Lately, all we seem to be hearing is that we should “go green.” Now, some might say that means we should root for the Spartans. Being a Wolverine, I find that unconscionable.

Rabbi Jennifer Kaluzny
Rabbi Jennifer Kaluzny Brett Mountain

Today, when the effects of global warming are becoming more apparent, “going green” means that we should be mindful of the environment and choose to be better stewards of the planet.

One of my favorite midrashim is from Ecclesiastes Rabbah. It is as much of a word of advice as it is a warning. We learn that when God created the first human beings, He showed them the beauty and bounty of the Garden of Eden and warned them to treat the garden with great care. God told them that the world was created for them, and if they take advantage and destroy the world, there will not be another created in its place. The “go green” reminders and exhortations we are hearing now are reminiscent of this valuable information given thousands of years ago by God. We have not heeded the warning.
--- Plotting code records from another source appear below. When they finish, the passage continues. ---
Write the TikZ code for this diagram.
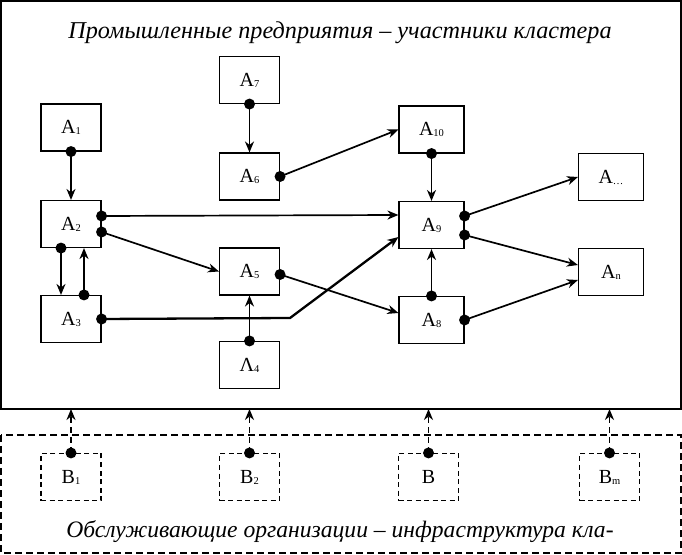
\documentclass[tikz,border=0pt]{standalone}
\usepackage{fontspec}
\setmainfont{Liberation Serif}
\usetikzlibrary{arrows.meta,calc}

\newcommand{\ind}[2]{#1\lower1pt\hbox{\fontsize{10.5}{10.5}\selectfont #2}}

\begin{document}
\begin{tikzpicture}[x=1pt,y=1pt,
  abox/.style={draw,line width=1.1pt,minimum width=60pt,minimum height=47pt,inner sep=0pt,font=\fontsize{20}{20}\selectfont},
  wbox/.style={abox,minimum width=65pt},
  bbox/.style={abox,dash pattern=on 5pt off 3.5pt},
  arr/.style={line width=1.7pt,-{Stealth[length=11pt,width=9pt,inset=3.5pt]}},
  darr/.style={arr,dash pattern=on 6pt off 4pt},
  dot/.style={fill=black}]
\useasboundingbox (0,0) rectangle (682,554);
% cluster frames
\draw[line width=2pt] (1,553) rectangle (680.5,145);
\draw[line width=1.6pt,dash pattern=on 7pt off 4pt] (1,119) rectangle (681,1);
\node (top) at (340,521) {\fontsize{24.2}{24}\selectfont\itshape Промышленные предприятия – участники кластера};
\node (bot) at (340,22) {\fontsize{23.6}{24}\selectfont\itshape Обслуживающие организации – инфраструктура кла-};
% industrial enterprises
\node[abox] (a1) at (71,426.5) {\ind{A}{1}};
\node[abox] (a2) at (71,330) {\ind{A}{2}};
\node[abox] (a3) at (71,235) {\ind{A}{3}};
\node[abox] (a7) at (249.5,474) {\ind{A}{7}};
\node[abox] (a6) at (249.5,377.5) {\ind{A}{6}};
\node[abox] (a5) at (249.5,282.5) {\ind{A}{5}};
\node[abox] (a4) at (249.5,189) {\ind{Λ}{4}};
\node[wbox] (a10) at (431.5,424.5) {\ind{A}{10}};
\node[wbox] (a9) at (431.5,329) {\ind{A}{9}};
\node[wbox] (a8) at (431.5,234) {\ind{A}{8}};
\node[wbox] (ax) at (611,377) {\ind{A}{\dots}};
\node[wbox] (an) at (611,282) {\ind{A}{n}};
% service organisations
\node[bbox] (b1) at (71,77) {\ind{B}{1}};
\node[bbox] (b2) at (249.5,77) {\ind{B}{2}};
\node[bbox] (b) at (428.5,77) {B};
\node[bbox] (bm) at (609.5,77) {\ind{B}{m}};
% links
\coordinate (a2r1) at ($(a2.east)+(0,8)$);
\coordinate (a2r2) at ($(a2.east)+(0,-8)$);
\coordinate (a2bl) at ($(a2.south)+(-10,0)$);
\coordinate (a2br) at ($(a2.south)+(13,0)$);
\coordinate (a3tl) at ($(a3.north)+(-10,0)$);
\coordinate (a3tr) at ($(a3.north)+(13,0)$);
\coordinate (a5r) at ($(a5.east)+(0,-3)$);
\coordinate (a9l1) at ($(a9.west)+(0,10)$);
\coordinate (a9l2) at ($(a9.west)+(0,-12)$);
\coordinate (a9r1) at ($(a9.east)+(0,9)$);
\coordinate (a9r2) at ($(a9.east)+(0,-10)$);
\coordinate (a8l) at ($(a8.west)+(0,7)$);
\coordinate (an1) at ($(an.west)+(0,7)$);
\coordinate (an2) at ($(an.west)+(0,-8)$);
\coordinate (bend) at (290,236);
\draw[arr] (a1.south) -- (a2.north);
\draw[arr] (a7.south) -- (a6.north);
\draw[arr] (a6.east) -- (a10.west);
\draw[arr] (a10.south) -- (a9.north);
\draw[arr] (a2r1) -- (a9l1);
\draw[arr] (a2r2) -- (a5.west);
\draw[arr] (a2bl) -- (a3tl);
\draw[arr] (a3tr) -- (a2br);
\draw[arr,line width=2.3pt] (a3.east) -- (bend) -- (a9l2);
\draw[arr] (a5r) -- (a8l);
\draw[arr] (a4.north) -- (a5.south);
\draw[arr] (a8.north) -- (a9.south);
\draw[arr] (a9r1) -- (ax.west);
\draw[arr] (a9r2) -- (an1);
\draw[arr] (a8.east) -- (an2);
\foreach \p in {b1,b2,b,bm}
  \draw[darr] (\p.north) -- (\p.north |- 0,145);
% dots
\foreach \p in {a1.south,a7.south,a6.east,a10.south,a2r1,a2r2,a2bl,a3tr,a3.east,a5r,a4.north,a8.north,a9r1,a9r2,a8.east,b1.north,b2.north,b.north,bm.north}
  \fill[dot] (\p) circle (5.5);
\end{tikzpicture}
\end{document}
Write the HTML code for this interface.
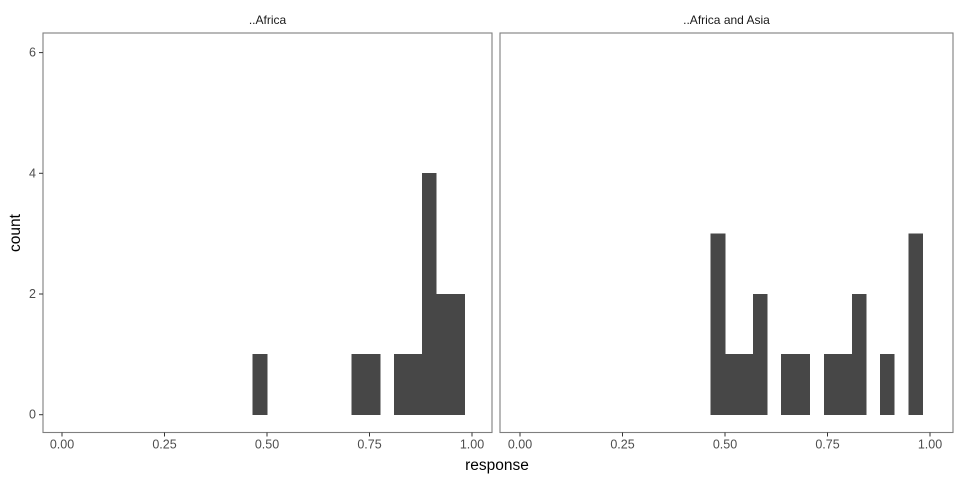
<!DOCTYPE html>
<html><head><meta charset="utf-8"><style>
html,body{margin:0;padding:0;background:#fff;}
svg text{font-family:"Liberation Sans",sans-serif;}
</style></head><body>
<svg id="chart" width="960" height="480" xmlns="http://www.w3.org/2000/svg">
<g id="g"></g>
</svg>
<script>
const binCenters = [0.483,0.517,0.552,0.586,0.621,0.655,0.690,0.724,0.759,0.793,0.827,0.862,0.896,0.931,0.965];
const africaCounts = [1,0,0,0,0,0,0,1,1,0,1,1,4,2,2];
const africaAsiaCounts = [3,1,1,2,0,1,1,0,1,1,2,0,1,0,3];
const panelTitles = ["..Africa","..Africa and Asia"];
const xTicks = [0,0.25,0.5,0.75,1];
const xTickLabels = ["0.00","0.25","0.50","0.75","1.00"];
const yTicks = [0,2,4,6];
const yTickLabels = ["0","2","4","6"];
const binWidth = 0.0344;

const NS="http://www.w3.org/2000/svg";
const g=document.getElementById('g');
function mk(tag,attrs,parent){const e=document.createElementNS(NS,tag);for(const k in attrs)e.setAttribute(k,attrs[k]);(parent||g).appendChild(e);return e;}
const panelTop=33,panelBottom=432.5;
const y=v=>414.7-v*60.35;
const panels=[{left:43,right:492,x0:62,series:africaCounts},{left:500,right:953,x0:520,series:africaAsiaCounts}];
panels.forEach((p,i)=>{
  const x=v=>p.x0+v*410;
  const pg=mk('g',{});
  
  
  const t=mk('text',{x:(p.left+p.right)/2,y:24,'text-anchor':'middle','font-size':'12',fill:'#1a1a1a'},pg);
  t.textContent=panelTitles[i];
  
  
  p.series.forEach((c,k)=>{
    if(c<=0)return;
    const r=mk('rect',{x:x(binCenters[k]-binWidth/2),y:y(c),width:binWidth*410,height:y(0)-y(c),fill:'#474747',stroke:'#474747','stroke-width':'0.5','shape-rendering':'crispEdges'},pg);
    
    
  });
  const b=mk('rect',{x:p.left,y:panelTop,width:p.right-p.left,height:panelBottom-panelTop,fill:'none',stroke:'#7f7f7f','stroke-width':'1.1'},pg);
  
  
  xTicks.forEach((v,j)=>{
    mk('line',{x1:x(v),x2:x(v),y1:panelBottom,y2:panelBottom+4,stroke:'#333','stroke-width':'1'},pg);
    const tl=mk('text',{x:x(v),y:panelBottom+16,'text-anchor':'middle','font-size':'12.5',fill:'#4d4d4d'},pg);
    tl.textContent=xTickLabels[j];
    
    
  });
});
yTicks.forEach((v,j)=>{
  mk('line',{x1:39,x2:43,y1:y(v),y2:y(v),stroke:'#333','stroke-width':'1'});
  const tl=mk('text',{x:36,y:y(v)+4,'text-anchor':'end','font-size':'12.5',fill:'#4d4d4d'});
  tl.textContent=yTickLabels[j];
  
  
});
const xt=mk('text',{x:497,y:470,'text-anchor':'middle','font-size':'15.5',fill:'#000'});
xt.textContent='response';


const yt=mk('text',{x:20,y:233,'text-anchor':'middle','font-size':'15.5',fill:'#000',transform:'rotate(-90 20 233)'});
yt.textContent='count';


</script>
</body></html>
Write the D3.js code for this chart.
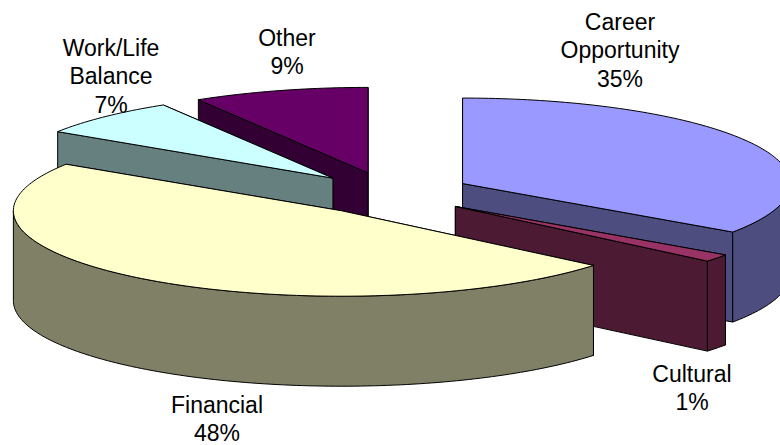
<!DOCTYPE html>
<html>
<head>
<meta charset="utf-8">
<script src="https://cdn.jsdelivr.net/npm/d3@7"></script>
<style>
    html, body { margin: 0; padding: 0; background: #fff; }
    svg { display: block; }
    text { font-family: "Liberation Sans", Arial, sans-serif; font-size: 23px; fill: #000; text-anchor: middle; }
</style>
</head>
<body>
<svg id="chart" width="780" height="445"></svg>
<script>
// Slices, clockwise from 12 o'clock
const categories = ["Career Opportunity", "Cultural", "Financial", "Work/Life Balance", "Other"];
const shares = [34.6, 1.45, 48.1, 7.2, 8.65];
const topColors = ["#9999ff", "#993366", "#ffffcc", "#ccffff", "#660066"];
const labelLines = [["Career", "Opportunity"], ["Cultural"], ["Financial"], ["Work/Life", "Balance"], ["Other"]];
// x centre and first baseline of each label
const labelX = [620, 692, 217, 111, 287];
const labelY = [30, 381.5, 413, 56, 46];
// back to front
const drawOrder = [4, 3, 0, 1, 2];

const width = 780, height = 445;
const depth = 90;
const explode = 0.25;
const lineHeight = 28.4;

// Unit circle -> flattened pie plane
const xScale = d3.scaleLinear().domain([-1, 1]).range([62, 718]);
const yScale = d3.scaleLinear().domain([-1, 1]).range([108, 279]);

const pie = d3.pie().sort(null);
const arcs = pie(shares);
const percent = d3.format(".0%");
const total = d3.sum(shares);

const svg = d3.select("#chart");
const line = d3.line().x((d) => d[0]).y((d) => d[1]);

// Point on a slice at radius r and angle a, moved out along the mid angle
function project(a, r, mid, dz) {
    const ux = r * Math.sin(a) + explode * Math.sin(mid);
    const uy = -r * Math.cos(a) - explode * Math.cos(mid);
    return [xScale(ux), yScale(uy) + (dz || 0)];
}

function rimAngles(a0, a1) {
    const steps = Math.max(2, Math.ceil((a1 - a0) / 0.02));
    return d3.range(steps + 1).map((i) => a0 + (a1 - a0) * i / steps);
}

function drawSlice(i) {
    const s = arcs[i];
    const mid = (s.startAngle + s.endAngle) / 2;
    const side = d3.rgb(topColors[i]);
    const sideColor = d3.rgb(side.r * 0.5, side.g * 0.5, side.b * 0.5).formatHex();
    const g = svg.append("g").attr("class", "slice");

    const face = (pts, fill) => g.append("path")
        .attr("d", line(pts) + "Z")
        .attr("fill", fill)
        .attr("stroke", "#000")
        .attr("stroke-width", 1)
        .attr("stroke-linejoin", "round");

    // Radial walls, the one nearer the viewer last
    const walls = [s.startAngle, s.endAngle]
        .sort((a, b) => project(a, 1, mid)[1] - project(b, 1, mid)[1]);
    walls.forEach((a) => {
        face([project(0, 0, mid), project(a, 1, mid), project(a, 1, mid, depth), project(0, 0, mid, depth)], sideColor);
    });

    // Outer wall, only the part facing the front
    const a0 = Math.max(s.startAngle, Math.PI / 2);
    const a1 = Math.min(s.endAngle, Math.PI * 1.5);
    if (a1 > a0) {
        const rim = rimAngles(a0, a1);
        face(rim.map((a) => project(a, 1, mid))
            .concat(rim.slice().reverse().map((a) => project(a, 1, mid, depth))), sideColor);
    }

    // Top face
    face([project(0, 0, mid)].concat(rimAngles(s.startAngle, s.endAngle).map((a) => project(a, 1, mid))), topColors[i]);
}

drawOrder.forEach(drawSlice);

// Labels
categories.forEach((name, i) => {
    const lines = labelLines[i].concat(percent(shares[i] / total));
    const t = svg.append("text").attr("class", "label").attr("aria-label", name);
    lines.forEach((l, k) => {
        t.append("tspan")
            .attr("x", labelX[i])
            .attr("y", labelY[i] + k * lineHeight)
            .text(l);
    });
});
</script>
</body>
</html>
Green can also be a way of describing someone who is jealous. Shakespeare included this expression in Othello. Iago warns Othello of jealousy and refers to it as the “green-eyed monster” that mocks that which it feeds off. In this case, green is not the color you want to be.

This week’s portion is all about color. Joseph received a beautiful coat of many colors from his father, Jacob. His brothers, in turn, become green with envy. They ae jealous of the affection and favoritism their father is showing Joseph, and they decide to do away with him. The beautiful coat is then stained with goat’s blood and returned to their father as proof that his beloved Joseph has been killed by wild beasts.

All this color: all misused, all misplaced and misunderstood.

All of these colors combined leave us with a sense of blackness. Black, for many cultures, signifies mourning. Jacob was engulfed in blackness hearing of the death of his son. The brothers were shrouded in blackness after having heaved Joseph into a pit and succumbing to their envy.

Jealousy is dangerous. It can lead us to do horrible things. It is a driving force, but not a positive one. We should never allow ourselves to be overcome with jealousy and let it choose our behavior.

Joseph’s brothers are tragic examples of what can happen when jealousy takes over rational thought. We must try to keep our feelings of envy in check, realizing what we are jealous of and work to acquire what it is we want.

Replace those feelings of envy with accomplishment. Just as we have this one world, we each have just one life to live. Let us work to fill it with beautiful color and light and strive to eliminate the blackness.